General characteristics
- Class & type: ship of the line
- Tonnage: 700 tons
- Length: 117 French feet
- Beam: 29½ French feet
- Draught: 13 French feet
- Depth of hold: 12 French feet
- Decks: 2 gun decks
- Complement: 275, +5 officers
- Armament: 38 guns:; 4 × 18-pounder long guns + 18 × 12-pounder long guns on lower deck; 10 × 8-pounder long guns + 6 × 7-pounder or 5-pounder long guns on upper deck;
- Armour: Timber

= French ship Lune (1641) =

Ship of the line of the French Navy (1641-1664)

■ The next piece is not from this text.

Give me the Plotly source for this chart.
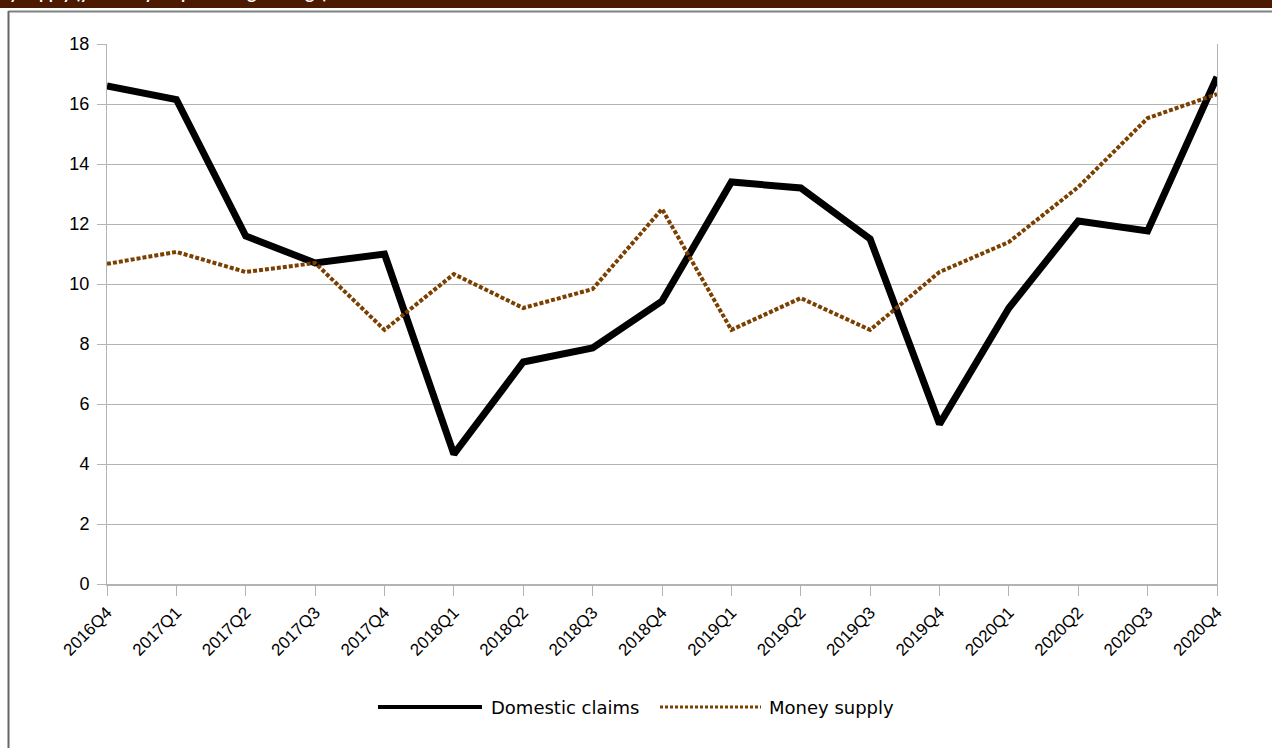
import plotly.graph_objects as go

quarters = ["2016Q4", "2017Q1", "2017Q2", "2017Q3", "2017Q4", "2018Q1", "2018Q2", "2018Q3",
            "2018Q4", "2019Q1", "2019Q2", "2019Q3", "2019Q4", "2020Q1", "2020Q2", "2020Q3", "2020Q4"]
domestic_claims = [16.6, 16.15, 11.6, 10.7, 11.0, 4.33, 7.4, 7.87, 9.43, 13.4, 13.2, 11.5,
                   5.33, 9.2, 12.1, 11.77, 16.9]
money_supply = [10.67, 11.07, 10.4, 10.7, 8.47, 10.33, 9.2, 9.83, 12.5, 8.47, 9.53, 8.47,
                10.4, 11.4, 13.23, 15.53, 16.33]
y_ticks = [0, 2, 4, 6, 8, 10, 12, 14, 16, 18]

W, H = 1272, 748
L, R, T, B = 107, 1217, 44, 584
BROWN = "#7b3f00"


def px(x):
    return (x - L) / (R - L)


def py(y):
    return (B - y) / (B - T)


fig = go.Figure()
fig.add_trace(go.Scatter(x=quarters, y=domestic_claims, mode="lines", name="Domestic claims",
                         line=dict(color="#000000", width=7), cliponaxis=False,
                         showlegend=False))
fig.add_trace(go.Scatter(x=quarters, y=money_supply, mode="lines", name="Money supply",
                         line=dict(color=BROWN, width=4, dash="4px,2px"), cliponaxis=False,
                         showlegend=False))

shapes = [
    # top banner
    dict(type="rect", xref="paper", yref="paper", x0=px(-5), x1=px(W + 5), y0=py(8), y1=py(-5),
         fillcolor="#4c1a00", line=dict(width=0), layer="above"),
    # chart frame
    dict(type="line", xref="paper", yref="paper", x0=px(8.5), x1=px(W + 5), y0=py(11.5), y1=py(11.5),
         line=dict(color="#808080", width=2)),
    dict(type="line", xref="paper", yref="paper", x0=px(8.5), x1=px(8.5), y0=py(11), y1=py(H + 5),
         line=dict(color="#666666", width=2)),
    # legend samples
    dict(type="line", xref="paper", yref="paper", x0=px(378), x1=px(482), y0=py(707), y1=py(707),
         line=dict(color="#000000", width=4)),
    dict(type="line", xref="paper", yref="paper", x0=px(660), x1=px(761), y0=py(707), y1=py(707),
         line=dict(color=BROWN, width=3, dash="3px,2px")),
]

annotations = [
    dict(xref="paper", yref="paper", x=px(489), y=py(707), xanchor="left", yanchor="middle",
         text="Domestic claims", showarrow=False,
         font=dict(family="DejaVu Sans", size=18, color="#000000")),
    dict(xref="paper", yref="paper", x=px(767), y=py(707), xanchor="left", yanchor="middle",
         text="Money supply", showarrow=False,
         font=dict(family="DejaVu Sans", size=18, color="#000000")),
    dict(xref="paper", yref="paper", x=px(330), y=py(5), xanchor="right", yanchor="bottom",
         text="<b>Domestic claims and money supply (year-on-year percentage change)</b>",
         showarrow=False, font=dict(family="Lato", size=17, color="#ffffff")),
]

fig.update_layout(
    width=W, height=H,
    margin=dict(l=L, r=W - R, t=T, b=H - B, pad=0),
    paper_bgcolor="#ffffff", plot_bgcolor="#ffffff",
    shapes=shapes, annotations=annotations,
    showlegend=False,
    xaxis=dict(type="category", range=[0, len(quarters) - 1], showgrid=False,
               showline=True, linecolor="#b3b3b3", linewidth=2,
               ticks="outside", ticklen=10, tickcolor="#b3b3b3", tickwidth=1,
               tickangle=-45, tickfont=dict(family="Liberation Sans", size=17, color="#000000"),
               zeroline=False),
    yaxis=dict(range=[0, 18], tickvals=y_ticks, showgrid=True, gridcolor="#b3b3b3", gridwidth=1,
               showline=True, linecolor="#b3b3b3", linewidth=1, mirror=True,
               ticks="outside", ticklen=9, tickcolor="#b3b3b3", ticklabelstandoff=4,
               tickfont=dict(family="Liberation Sans", size=18, color="#000000"),
               zeroline=False),
)

fig.write_html("out.html", config={"displayModeBar": False},
               post_script="document.body.style.margin='0';document.body.style.overflow='hidden';")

Lune was a 38-gun ship of the line of the French Royal Navy, the first ship of the line to be built at the new state dockyard at Île d'Indret near Nantes, designed by Deviot and constructed by the Dutch shipwright Jan Gron (usually called Jean de Werth in French). She and her sister were two-deckers, with a mixture of bronze guns on both gun decks.
Lune took part in the Battle of Orbetello on 14 June 1646, as the flagship of Vice-amiral Louis Foucault de Saint-Germain-Beaupré, Comte de Daugnon, in the Battle of Castellammare on 21/22 December 1647, and in the Battle of Pertuis d'Antioche on 8 August 1652. She sailed on 9 November 1664 from Toulon for the Hyères Islands while carrying troops of the 1st Regiment of Picardy, but a half-hour after sailing she suddenly broke apart at the head and sank "like a marble", with only 60 survivors from over 600 aboard. The wreck of Lune was rediscovered by Paul-Henri Nargeolet on 15 May 1993.